Para despertar esa otra creatividad asociada a valores o a formas de enseñanzas más convencionales o más cercanas a las que nosotros recibimos, ahí es donde hace falta, no solamente creatividad, sino empatía. Y hace falta esa especie de intuición inmediata que se tiene en el aula, ¿no? De con qué grupo se va a poder llevar a cabo mejor, con qué individuo se va a poder llevar a cabo mejor. Es una… Ya lo he dicho antes. A mí me parece que la tarea educativa con niños, con adolescentes, es muy ingrata, muy poco reconocida. Sigue estando mal pagada. Sigue estando, en ocasiones, al final de todo en la consideración del sistema social que tenemos, pero es que es la más importante. Educar. Transmitir el conocimiento, transmitir los valores, transmitir la experiencia, transmitir una forma de mirar al mundo, transmitirles la idea, o reforzar, si la tenían ya en casa. Ideas que nunca van a recibir en otro entorno. La escuela, los institutos, la universidad nos sirven como un elemento enormemente democratizante en cuanto a los distintos niveles de formación económicos, ideológicos… Con los que vienen los alumnos. Y, por lo tanto, esa necesidad de que queden incorporados, de que cada uno de ellos aporte desde el aula tanto como nosotros podemos enseñarles, es absolutamente básica.

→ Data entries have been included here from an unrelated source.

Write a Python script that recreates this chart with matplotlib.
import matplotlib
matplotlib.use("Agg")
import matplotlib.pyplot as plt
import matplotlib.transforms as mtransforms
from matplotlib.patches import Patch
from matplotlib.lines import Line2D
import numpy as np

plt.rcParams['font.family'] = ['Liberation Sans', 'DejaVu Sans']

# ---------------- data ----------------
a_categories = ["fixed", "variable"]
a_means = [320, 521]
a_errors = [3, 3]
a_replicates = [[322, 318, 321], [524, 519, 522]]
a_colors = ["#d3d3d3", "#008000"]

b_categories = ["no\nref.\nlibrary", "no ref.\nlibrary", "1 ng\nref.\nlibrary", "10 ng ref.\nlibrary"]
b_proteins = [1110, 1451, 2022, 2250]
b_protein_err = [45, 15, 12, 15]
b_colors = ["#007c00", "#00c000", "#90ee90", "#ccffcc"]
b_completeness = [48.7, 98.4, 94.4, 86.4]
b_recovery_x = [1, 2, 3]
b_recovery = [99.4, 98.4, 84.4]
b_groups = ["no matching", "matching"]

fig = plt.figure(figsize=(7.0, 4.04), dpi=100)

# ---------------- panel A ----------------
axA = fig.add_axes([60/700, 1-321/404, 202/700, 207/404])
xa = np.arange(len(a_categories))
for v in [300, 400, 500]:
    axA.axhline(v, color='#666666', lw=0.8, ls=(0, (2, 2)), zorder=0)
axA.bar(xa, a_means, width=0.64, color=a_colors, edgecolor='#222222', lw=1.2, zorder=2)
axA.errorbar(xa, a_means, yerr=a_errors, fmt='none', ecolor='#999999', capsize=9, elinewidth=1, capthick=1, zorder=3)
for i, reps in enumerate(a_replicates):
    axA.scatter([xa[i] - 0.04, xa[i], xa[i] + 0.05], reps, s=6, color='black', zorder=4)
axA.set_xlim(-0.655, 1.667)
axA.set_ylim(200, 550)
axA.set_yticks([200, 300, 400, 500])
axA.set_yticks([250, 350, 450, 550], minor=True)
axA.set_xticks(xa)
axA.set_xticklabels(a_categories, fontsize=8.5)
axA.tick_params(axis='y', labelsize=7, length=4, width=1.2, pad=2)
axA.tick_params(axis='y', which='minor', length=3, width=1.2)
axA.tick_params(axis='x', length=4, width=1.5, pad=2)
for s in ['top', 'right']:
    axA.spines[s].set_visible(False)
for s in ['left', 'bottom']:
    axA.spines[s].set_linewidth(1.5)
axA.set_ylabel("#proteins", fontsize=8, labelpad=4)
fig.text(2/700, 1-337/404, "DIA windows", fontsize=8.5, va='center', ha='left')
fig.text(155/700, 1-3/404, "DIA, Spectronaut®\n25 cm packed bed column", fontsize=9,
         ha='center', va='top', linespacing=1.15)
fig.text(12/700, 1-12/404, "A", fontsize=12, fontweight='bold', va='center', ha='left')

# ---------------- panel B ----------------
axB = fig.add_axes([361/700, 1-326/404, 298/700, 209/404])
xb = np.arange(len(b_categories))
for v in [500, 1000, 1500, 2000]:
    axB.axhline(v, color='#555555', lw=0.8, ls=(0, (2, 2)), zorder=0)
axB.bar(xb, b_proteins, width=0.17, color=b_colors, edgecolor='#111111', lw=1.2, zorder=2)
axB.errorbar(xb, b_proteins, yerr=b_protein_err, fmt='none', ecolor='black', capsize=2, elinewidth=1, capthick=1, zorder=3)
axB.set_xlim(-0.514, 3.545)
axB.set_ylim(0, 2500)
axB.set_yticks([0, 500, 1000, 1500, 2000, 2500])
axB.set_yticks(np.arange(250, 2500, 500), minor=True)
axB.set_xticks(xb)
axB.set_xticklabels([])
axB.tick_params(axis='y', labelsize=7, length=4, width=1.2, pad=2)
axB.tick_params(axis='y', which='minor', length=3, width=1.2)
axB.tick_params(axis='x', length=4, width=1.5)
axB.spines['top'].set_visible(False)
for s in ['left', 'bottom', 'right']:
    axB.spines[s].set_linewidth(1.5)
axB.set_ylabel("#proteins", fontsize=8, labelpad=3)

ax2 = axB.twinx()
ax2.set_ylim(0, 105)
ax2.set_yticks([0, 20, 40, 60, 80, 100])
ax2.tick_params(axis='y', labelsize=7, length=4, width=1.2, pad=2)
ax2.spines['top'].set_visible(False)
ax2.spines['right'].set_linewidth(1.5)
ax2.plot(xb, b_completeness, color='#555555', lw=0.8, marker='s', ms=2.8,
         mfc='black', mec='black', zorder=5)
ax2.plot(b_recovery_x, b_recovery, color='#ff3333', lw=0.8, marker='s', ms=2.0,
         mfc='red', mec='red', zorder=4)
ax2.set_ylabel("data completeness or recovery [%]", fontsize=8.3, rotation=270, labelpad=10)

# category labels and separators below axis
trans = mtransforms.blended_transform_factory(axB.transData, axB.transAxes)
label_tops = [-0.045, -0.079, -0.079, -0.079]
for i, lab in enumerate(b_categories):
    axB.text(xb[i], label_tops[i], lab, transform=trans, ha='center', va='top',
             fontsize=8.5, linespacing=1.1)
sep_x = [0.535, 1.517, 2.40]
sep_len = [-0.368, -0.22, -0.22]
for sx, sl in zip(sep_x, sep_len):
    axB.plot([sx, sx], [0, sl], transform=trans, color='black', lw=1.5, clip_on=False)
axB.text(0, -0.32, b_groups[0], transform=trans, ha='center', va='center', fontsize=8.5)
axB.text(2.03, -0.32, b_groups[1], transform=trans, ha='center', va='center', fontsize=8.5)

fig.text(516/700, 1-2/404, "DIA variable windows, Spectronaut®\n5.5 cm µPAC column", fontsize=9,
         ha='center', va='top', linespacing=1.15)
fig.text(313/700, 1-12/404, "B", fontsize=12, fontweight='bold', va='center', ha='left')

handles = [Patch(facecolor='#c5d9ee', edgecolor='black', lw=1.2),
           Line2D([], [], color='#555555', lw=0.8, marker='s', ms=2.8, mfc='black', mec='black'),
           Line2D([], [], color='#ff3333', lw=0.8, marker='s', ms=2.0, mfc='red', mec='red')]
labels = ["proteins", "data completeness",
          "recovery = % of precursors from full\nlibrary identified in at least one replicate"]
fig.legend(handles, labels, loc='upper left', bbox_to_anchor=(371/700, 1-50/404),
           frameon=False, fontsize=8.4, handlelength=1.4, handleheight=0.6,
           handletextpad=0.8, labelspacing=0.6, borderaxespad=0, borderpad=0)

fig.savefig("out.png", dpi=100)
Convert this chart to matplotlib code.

No estoy diciendo nada nuevo con eso, pero me parece que es importante el reforzarlo, porque muchas veces hablamos de en qué lugar nos encontramos en el ranking mundial en cuanto a fracaso escolar o en cuanto a por qué estamos fracasando con los chavales en una medida mayor que otros años. Primero, porque estudian todos hasta una edad determinada. Después, porque es importante atender debidamente a los de altas capacidades o a los que tienen capacidades diferentes o a los que se quedan… Es decir, tenemos que homogeneizar algo que es imposible de homogeneizar, que es la mente humana. Una mente en formación, una mente capaz de ser moldeada y frente a la que tenemos una enorme responsabilidad. Y si les frenamos ahí esa parte creativa, por molesta o por irritante, o por a veces desesperante que resulte, flaco favor estamos haciendo a un futuro que ya es de ellos, que no es nuestro. Que nosotras en muchos sentidos disfrutaremos y presenciaremos, pero que van a protagonizar las generaciones que son ahora pequeñitos o jóvenes. Y, aparte de este alegato a la creatividad y a la enseñanza, os quiero dar todos los ánimos del mundo, porque me parece que os hacen falta.